Syllabus

CMP 464-C401/MAT 456-01:
Topics Course: Data Science

Spring 2016
Tuesdays & Thursdays: 11am-12:40pm
Prof. Katherine St. John

General Information

Description: 4 hours, 4 credits: Topics Course: Data Science. Analyzing data sets to extract new insights. Topics: acquisition/scraping, data mining, storage, and visualization using Python and R. The emphasis of the course is on strengthing Python programming and analytic reasoning skills via analysis of real-world data.
Prerequisites: Linear Algebra or Data Structures, proficiency in Python.

Grading Policy

Expectations: Students are expected to learn both the material covered in class and the material in the textbook and other assigned reading. Completing homework is an essential part of the learning experience. Students should review topics from prior courses as needed using old notes and books.

Honor Code: You are encouraged to work together on the overall design of the programs and homework. However, for specific programs and homework assignments, all work must be your own. You are responsible for knowing and following Lehman's Academic Integrity Policy, (available from the Undergraduate Bulletin, Graduate Bulletin, or the Office of Academic Standards and Evaluations). All incidents of cheating will be reported to the Vice President of Student Affairs.

Homework: Programming exercises are posted on the class website, usually two weeks before the due date. They reinforce concepts covered in lecture. Note that as the semester progresses, the programs will require work on design and programming outside of class to complete. To receive full credit for a program, the program must perform correctly, must include comments, and be written in good style. Accompanying written analysis is expected to be written in standard written English (i.e. use complete sentences and proper grammar). Unless otherwise noted, homework is due weekly by 10:30am, Thursdays, and are submitted via Blackboard. No late homework is accepted.

Quizzes: Instead of mid-term examinations, weekly quizzes will be used to assess mastery of the material

Project: A final project is required for this course. The grade for the project is a combination of grades earned on the milestones (e.g. deadlines during the semester to keep the projects on track) and the overall submitted program.

Final Exam: As with all undergraduate courses at Lehman College, the final exam is required. The registrar has assigned the final examination time of:

Thursday, 26 May, 11am-1pm.

Grades: The grading for the course will be based on:

You must take and pass the final to pass the course.

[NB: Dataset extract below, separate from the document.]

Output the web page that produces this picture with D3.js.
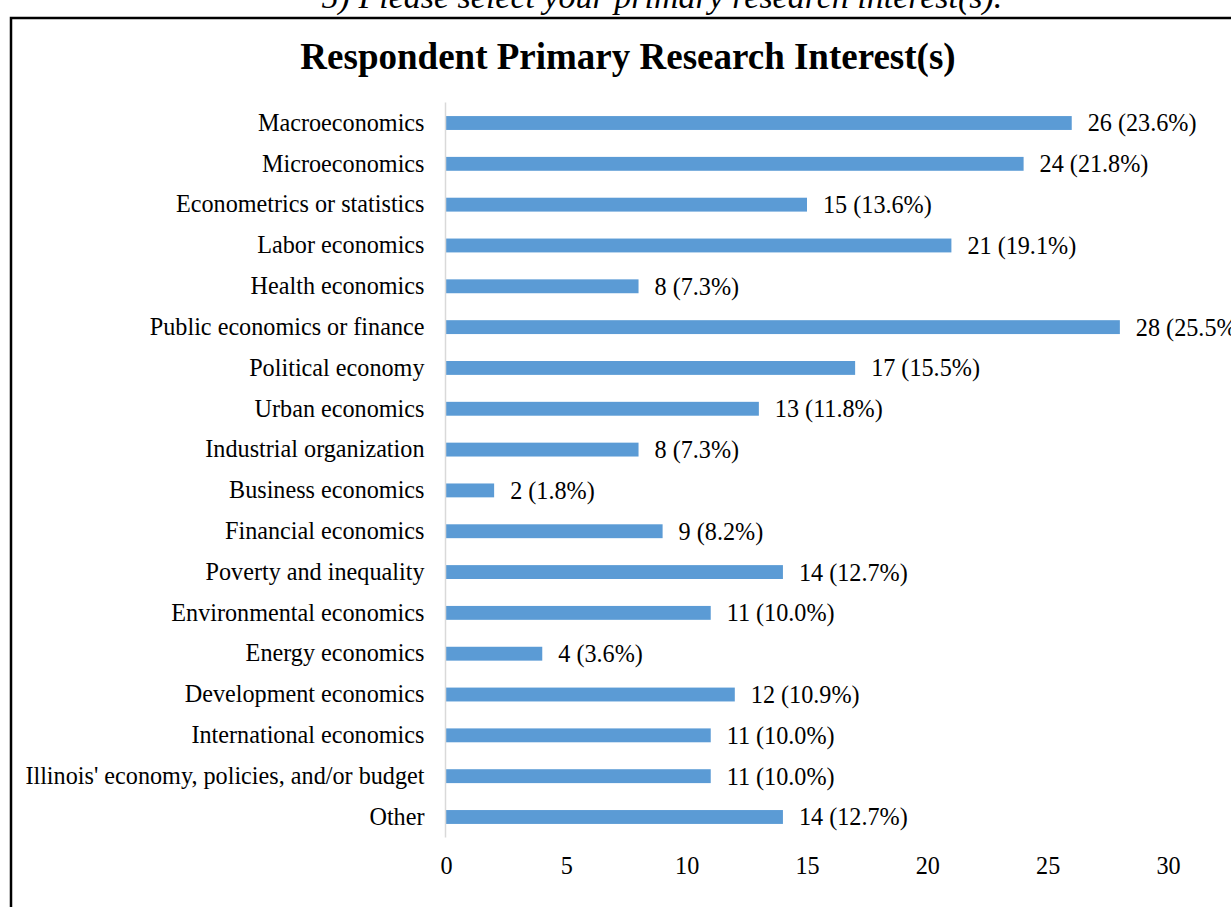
<!DOCTYPE html>
<html>
<head>
<meta charset="utf-8">
<script src="https://cdn.jsdelivr.net/npm/d3@7"></script>
<style>
  html, body { margin: 0; padding: 0; background: #fff; }
  svg { display: block; }
  text { font-family: "Liberation Serif", "Times New Roman", serif; fill: #000; }
</style>
</head>
<body>
<svg id="chart" width="1231" height="907"></svg>
<script>
// Survey question 5: primary research interests of respondents
const categories = [
  "Macroeconomics",
  "Microeconomics",
  "Econometrics or statistics",
  "Labor economics",
  "Health economics",
  "Public economics or finance",
  "Political economy",
  "Urban economics",
  "Industrial organization",
  "Business economics",
  "Financial economics",
  "Poverty and inequality",
  "Environmental economics",
  "Energy economics",
  "Development economics",
  "International economics",
  "Illinois' economy, policies, and/or budget",
  "Other"
];
const counts = [26, 24, 15, 21, 8, 28, 17, 13, 8, 2, 9, 14, 11, 4, 12, 11, 11, 14];
const percents = ["23.6%", "21.8%", "13.6%", "19.1%", "7.3%", "25.5%", "15.5%", "11.8%", "7.3%", "1.8%", "8.2%", "12.7%", "10.0%", "3.6%", "10.9%", "10.0%", "10.0%", "12.7%"];
const xTicks = [0, 5, 10, 15, 20, 25, 30];

const svg = d3.select("#chart");
const FONT = "'Liberation Serif', 'Times New Roman', serif";
const LABEL_SIZE = "24.2px";

// Heading of the survey question, running above the frame
svg.append("text")
  .attr("x", 662).attr("y", 8)
  .attr("text-anchor", "middle")
  .style("font-size", "34px")
  .style("font-style", "italic")
  .text("5)  Please select your primary research interest(s).");

// Chart frame
svg.append("rect")
  .attr("x", 11).attr("y", 18)
  .attr("width", 1240).attr("height", 920)
  .attr("fill", "none")
  .attr("stroke", "#000")
  .attr("stroke-width", 2.5);

// Title
svg.append("text")
  .attr("x", 628).attr("y", 69)
  .attr("text-anchor", "middle")
  .style("font-size", "37px")
  .style("font-weight", "bold")
  .text("Respondent Primary Research Interest(s)");

const x = d3.scaleLinear().domain([0, 30]).range([446, 1168]);
const y = d3.scaleBand().domain(categories).range([102.6, 837.4]).paddingInner(0.66).paddingOuter(0.33);

// Bars
svg.append("g").selectAll("rect")
  .data(categories)
  .join("rect")
  .attr("x", x(0))
  .attr("y", d => y(d))
  .attr("width", (d, i) => x(counts[i]) - x(0))
  .attr("height", y.bandwidth())
  .attr("fill", "#5B9BD5");

// Value labels
svg.append("g").selectAll("text")
  .data(categories)
  .join("text")
  .attr("x", (d, i) => x(counts[i]) + 16)
  .attr("y", d => y(d) + y.bandwidth() / 2)
  .attr("dy", "0.35em")
  .style("font-size", LABEL_SIZE)
  .text((d, i) => `${counts[i]} (${percents[i]})`);

// Category axis
const yAxis = svg.append("g")
  .attr("transform", `translate(${x(0) - 0.5},0)`)
  .call(d3.axisLeft(y).tickSize(0).tickPadding(21));
yAxis.select(".domain").attr("stroke", "#d9d9d9").attr("stroke-width", 1.5)
  .attr("d", "M0,102.6V837.4");
yAxis.selectAll("text").style("font-size", LABEL_SIZE).style("font-family", FONT);

// Value axis (labels only)
const xAxis = svg.append("g")
  .attr("transform", "translate(0,857)")
  .call(d3.axisBottom(x).tickValues(xTicks).tickSize(0).tickPadding(0));
xAxis.select(".domain").remove();
xAxis.selectAll("text").style("font-size", LABEL_SIZE).style("font-family", FONT);
</script>
</body>
</html>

Materials, Resources and Accommodating Disabilities

Textbook: The textbook is Data Science From Scratch by Joel Grus. (ISBN 978-1491901427). Approximate price: $30 (available on-line from Amazon & O'Reilly).

Technology: This course uses the Python programming language available from python.org. We will be using the numpy, matplotlib, and scipy libraries. These do not come with the default installations of python, but comes with anaconda or visit the download pages of these libraries.

If you would prefer not to upgrade your Python installation (or would like to work through a browswer), there are several web-based services. One that already has the libraries were are using is PythonAnywhere.

Computer Access: Part of this course will use university computer laboratories. These machines are for work related to this course only and a code of conduct applies to computer use in the department and on-campus. Misusing university computers could result in losing your computer access for the rest of the term, making it exceedingly difficult to complete this course.

Accommodating Disabilities: Lehman College is committed to providing access to all programs and curricula to all students. Students with disabilities who may need classroom accommodations are encouraged to register with the Office of Student Disability Services. For more info, please contact the Office of Student Disability Services, Shuster Hall, Room 238, phone number, 718-960-8441.

Course Objectives

At the end of the course, students should be able to:
  1. Acquire data sets from multiple sources and write programs that can extract (scrape) the data into a usable form.
  2. Use data mining to extract new insights about the data.
  3. Understand basic storage techniques and constraints.
  4. Analyze data using standard techniques from statistics and linear algebra.
  5. Visualize data using popular Python modules.